■ WORK REQUIRED ■
All of the data that follows should be retyped exactly, please, except the pictures.

☆ ☆ ☆

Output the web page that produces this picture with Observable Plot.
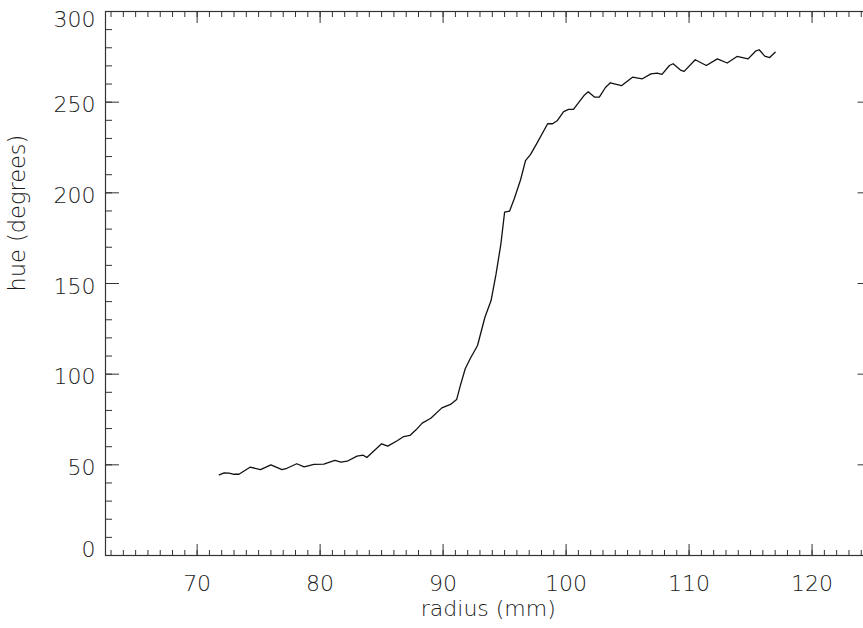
<!DOCTYPE html>
<html>
<head>
<meta charset="utf-8">
<script src="https://cdn.jsdelivr.net/npm/d3@7"></script>
<script src="https://cdn.jsdelivr.net/npm/@observablehq/plot@0.6"></script>
<style>
  html, body { margin: 0; padding: 0; background: #fff; overflow: hidden; }
  #chart svg { overflow: hidden; display: block; }
</style>
</head>
<body>
<div id="chart"></div>
<script>
// data
const radius = [71.8, 72.2, 72.6, 73.0, 73.4, 74.3, 75.15, 76.0, 76.9, 77.3, 78.1, 78.7, 79.5, 80.3, 81.2, 81.7, 82.2, 83.0, 83.5, 83.8, 85.0, 85.5, 86.3, 86.8, 87.3, 87.8, 88.3, 89.0, 89.9, 90.6, 91.1, 91.4, 91.8, 92.2, 92.8, 93.4, 93.9, 94.3, 94.7, 95.0, 95.4, 95.8, 96.3, 96.7, 97.1, 97.6, 98.5, 98.9, 99.3, 99.8, 100.2, 100.6, 101.0, 101.5, 101.8, 102.3, 102.7, 103.2, 103.6, 104.5, 105.4, 106.2, 106.9, 107.4, 107.8, 108.4, 108.7, 109.3, 109.6, 110.5, 111.4, 112.3, 113.1, 113.9, 114.8, 115.4, 115.7, 116.15, 116.55, 117.0];
const hue = [44.5, 45.6, 45.4, 44.8, 44.8, 48.7, 47.4, 50.0, 47.4, 48.1, 50.6, 48.9, 50.2, 50.4, 52.4, 51.5, 52.0, 54.8, 55.3, 54.1, 61.6, 60.3, 63.4, 65.6, 66.2, 69.3, 73.0, 75.7, 81.4, 83.3, 86.0, 93.7, 103.0, 108.5, 115.8, 131.4, 140.6, 155.0, 171.9, 189.3, 189.9, 197.0, 207.2, 217.8, 221.1, 227.0, 238.1, 238.1, 239.9, 244.8, 246.0, 246.0, 249.6, 254.0, 255.7, 252.8, 252.8, 258.1, 260.7, 259.1, 263.8, 262.9, 265.6, 266.0, 265.3, 270.2, 271.2, 267.7, 267.0, 273.4, 270.2, 273.9, 271.6, 275.2, 273.9, 278.1, 278.9, 275.4, 274.6, 277.5];
const xTickLabels = [70, 80, 90, 100, 110, 120];
const yTickLabels = [0, 50, 100, 150, 200, 250, 300];
const xMinorTicks = d3.range(63, 125, 1);
const yMinorTicks = d3.range(0, 301, 10);
const xTitle = "radius (mm)";
const yTitle = "hue (degrees)";

const points = radius.map((r, i) => ({radius: r, hue: hue[i]}));

const FONT = "DejaVu Sans";
const axisColor = "#333";
const textColor = "#1a1a1a";

const tickAxis = (fn, ticks, anchor, size) =>
  fn({ticks, anchor, tickSize: size, text: null, label: null, stroke: axisColor});

const plot = Plot.plot({
  width: 863,
  height: 628,
  marginLeft: 105,
  marginRight: -7.6,
  marginTop: 11,
  marginBottom: 73,
  style: {fontFamily: FONT, background: "#fff"},
  x: {domain: [62.55, 124.8]},
  y: {domain: [0, 300]},
  marks: [
    Plot.frame({stroke: axisColor, strokeWidth: 1.2}),
    // minor ticks
    tickAxis(Plot.axisX, xMinorTicks, "bottom", -5),
    tickAxis(Plot.axisX, xMinorTicks, "top", -5),
    tickAxis(Plot.axisY, yMinorTicks, "left", -7),
    tickAxis(Plot.axisY, yMinorTicks, "right", -7),
    // major ticks
    tickAxis(Plot.axisX, xTickLabels, "bottom", -11),
    tickAxis(Plot.axisX, xTickLabels, "top", -11),
    tickAxis(Plot.axisY, yTickLabels, "left", -14),
    tickAxis(Plot.axisY, yTickLabels, "right", -14),
    // tick labels
    Plot.text(xTickLabels, {x: d => d, frameAnchor: "bottom", dy: 35, text: d => String(d),
      fontSize: 22, fontWeight: 200, fill: textColor, lineAnchor: "bottom"}),
    Plot.text(yTickLabels.filter(d => d > 0 && d < 300), {y: d => d, frameAnchor: "left", dx: -10, dy: 3, text: d => String(d),
      textAnchor: "end", fontSize: 22, fontWeight: 200, fill: textColor, lineAnchor: "middle"}),
    Plot.text([300], {y: d => d, frameAnchor: "left", dx: -10, dy: 8, text: d => String(d),
      textAnchor: "end", fontSize: 22, fontWeight: 200, fill: textColor, lineAnchor: "middle"}),
    Plot.text([0], {y: d => d, frameAnchor: "left", dx: -10, dy: -6, text: d => String(d),
      textAnchor: "end", fontSize: 22, fontWeight: 200, fill: textColor, lineAnchor: "middle"}),
    // axis titles
    Plot.text([xTitle], {frameAnchor: "bottom", dy: 60, text: d => d, fontSize: 22, fontWeight: 200, fill: textColor, lineAnchor: "bottom"}),
    Plot.text([yTitle], {frameAnchor: "left", dx: -81, dy: 8, rotate: -90, text: d => d, fontSize: 22.5, fontWeight: 200, fill: textColor, lineAnchor: "bottom"}),
    // curve
    Plot.line(points, {x: "radius", y: "hue", stroke: "#111", strokeWidth: 1.3})
  ]
});
document.getElementById("chart").appendChild(plot);
</script>
</body>
</html>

☆ ☆ ☆

■ WRITTEN RESPONSE ■
Output the web page that produces this picture with Observable Plot.
<!DOCTYPE html>
<html>
<head>
<meta charset="utf-8">
<script src="https://cdn.jsdelivr.net/npm/d3@7"></script>
<script src="https://cdn.jsdelivr.net/npm/@observablehq/plot@0.6"></script>
<style>
  html, body { margin: 0; padding: 0; background: #fff; overflow: hidden; }
  #chart svg { overflow: hidden; display: block; }
</style>
</head>
<body>
<div id="chart"></div>
<script>
// data
const radius = [71.8, 72.2, 72.6, 73.0, 73.4, 74.3, 75.15, 76.0, 76.9, 77.3, 78.1, 78.7, 79.5, 80.3, 81.2, 81.7, 82.2, 83.0, 83.5, 83.8, 85.0, 85.5, 86.3, 86.8, 87.3, 87.8, 88.3, 89.0, 89.9, 90.6, 91.1, 91.4, 91.8, 92.2, 92.8, 93.4, 93.9, 94.3, 94.7, 95.0, 95.4, 95.8, 96.3, 96.7, 97.1, 97.6, 98.5, 98.9, 99.3, 99.8, 100.2, 100.6, 101.0, 101.5, 101.8, 102.3, 102.7, 103.2, 103.6, 104.5, 105.4, 106.2, 106.9, 107.4, 107.8, 108.4, 108.7, 109.3, 109.6, 110.5, 111.4, 112.3, 113.1, 113.9, 114.8, 115.4, 115.7, 116.15, 116.55, 117.0];
const hue = [44.5, 45.6, 45.4, 44.8, 44.8, 48.7, 47.4, 50.0, 47.4, 48.1, 50.6, 48.9, 50.2, 50.4, 52.4, 51.5, 52.0, 54.8, 55.3, 54.1, 61.6, 60.3, 63.4, 65.6, 66.2, 69.3, 73.0, 75.7, 81.4, 83.3, 86.0, 93.7, 103.0, 108.5, 115.8, 131.4, 140.6, 155.0, 171.9, 189.3, 189.9, 197.0, 207.2, 217.8, 221.1, 227.0, 238.1, 238.1, 239.9, 244.8, 246.0, 246.0, 249.6, 254.0, 255.7, 252.8, 252.8, 258.1, 260.7, 259.1, 263.8, 262.9, 265.6, 266.0, 265.3, 270.2, 271.2, 267.7, 267.0, 273.4, 270.2, 273.9, 271.6, 275.2, 273.9, 278.1, 278.9, 275.4, 274.6, 277.5];
const xTickLabels = [70, 80, 90, 100, 110, 120];
const yTickLabels = [0, 50, 100, 150, 200, 250, 300];
const xMinorTicks = d3.range(63, 125, 1);
const yMinorTicks = d3.range(0, 301, 10);
const xTitle = "radius (mm)";
const yTitle = "hue (degrees)";

const points = radius.map((r, i) => ({radius: r, hue: hue[i]}));

const FONT = "DejaVu Sans";
const axisColor = "#333";
const textColor = "#1a1a1a";

const tickAxis = (fn, ticks, anchor, size) =>
  fn({ticks, anchor, tickSize: size, text: null, label: null, stroke: axisColor});

const plot = Plot.plot({
  width: 863,
  height: 628,
  marginLeft: 105,
  marginRight: -7.6,
  marginTop: 11,
  marginBottom: 73,
  style: {fontFamily: FONT, background: "#fff"},
  x: {domain: [62.55, 124.8]},
  y: {domain: [0, 300]},
  marks: [
    Plot.frame({stroke: axisColor, strokeWidth: 1.2}),
    // minor ticks
    tickAxis(Plot.axisX, xMinorTicks, "bottom", -5),
    tickAxis(Plot.axisX, xMinorTicks, "top", -5),
    tickAxis(Plot.axisY, yMinorTicks, "left", -7),
    tickAxis(Plot.axisY, yMinorTicks, "right", -7),
    // major ticks
    tickAxis(Plot.axisX, xTickLabels, "bottom", -11),
    tickAxis(Plot.axisX, xTickLabels, "top", -11),
    tickAxis(Plot.axisY, yTickLabels, "left", -14),
    tickAxis(Plot.axisY, yTickLabels, "right", -14),
    // tick labels
    Plot.text(xTickLabels, {x: d => d, frameAnchor: "bottom", dy: 35, text: d => String(d),
      fontSize: 22, fontWeight: 200, fill: textColor, lineAnchor: "bottom"}),
    Plot.text(yTickLabels.filter(d => d > 0 && d < 300), {y: d => d, frameAnchor: "left", dx: -10, dy: 3, text: d => String(d),
      textAnchor: "end", fontSize: 22, fontWeight: 200, fill: textColor, lineAnchor: "middle"}),
    Plot.text([300], {y: d => d, frameAnchor: "left", dx: -10, dy: 8, text: d => String(d),
      textAnchor: "end", fontSize: 22, fontWeight: 200, fill: textColor, lineAnchor: "middle"}),
    Plot.text([0], {y: d => d, frameAnchor: "left", dx: -10, dy: -6, text: d => String(d),
      textAnchor: "end", fontSize: 22, fontWeight: 200, fill: textColor, lineAnchor: "middle"}),
    // axis titles
    Plot.text([xTitle], {frameAnchor: "bottom", dy: 60, text: d => d, fontSize: 22, fontWeight: 200, fill: textColor, lineAnchor: "bottom"}),
    Plot.text([yTitle], {frameAnchor: "left", dx: -81, dy: 8, rotate: -90, text: d => d, fontSize: 22.5, fontWeight: 200, fill: textColor, lineAnchor: "bottom"}),
    // curve
    Plot.line(points, {x: "radius", y: "hue", stroke: "#111", strokeWidth: 1.3})
  ]
});
document.getElementById("chart").appendChild(plot);
</script>
</body>
</html>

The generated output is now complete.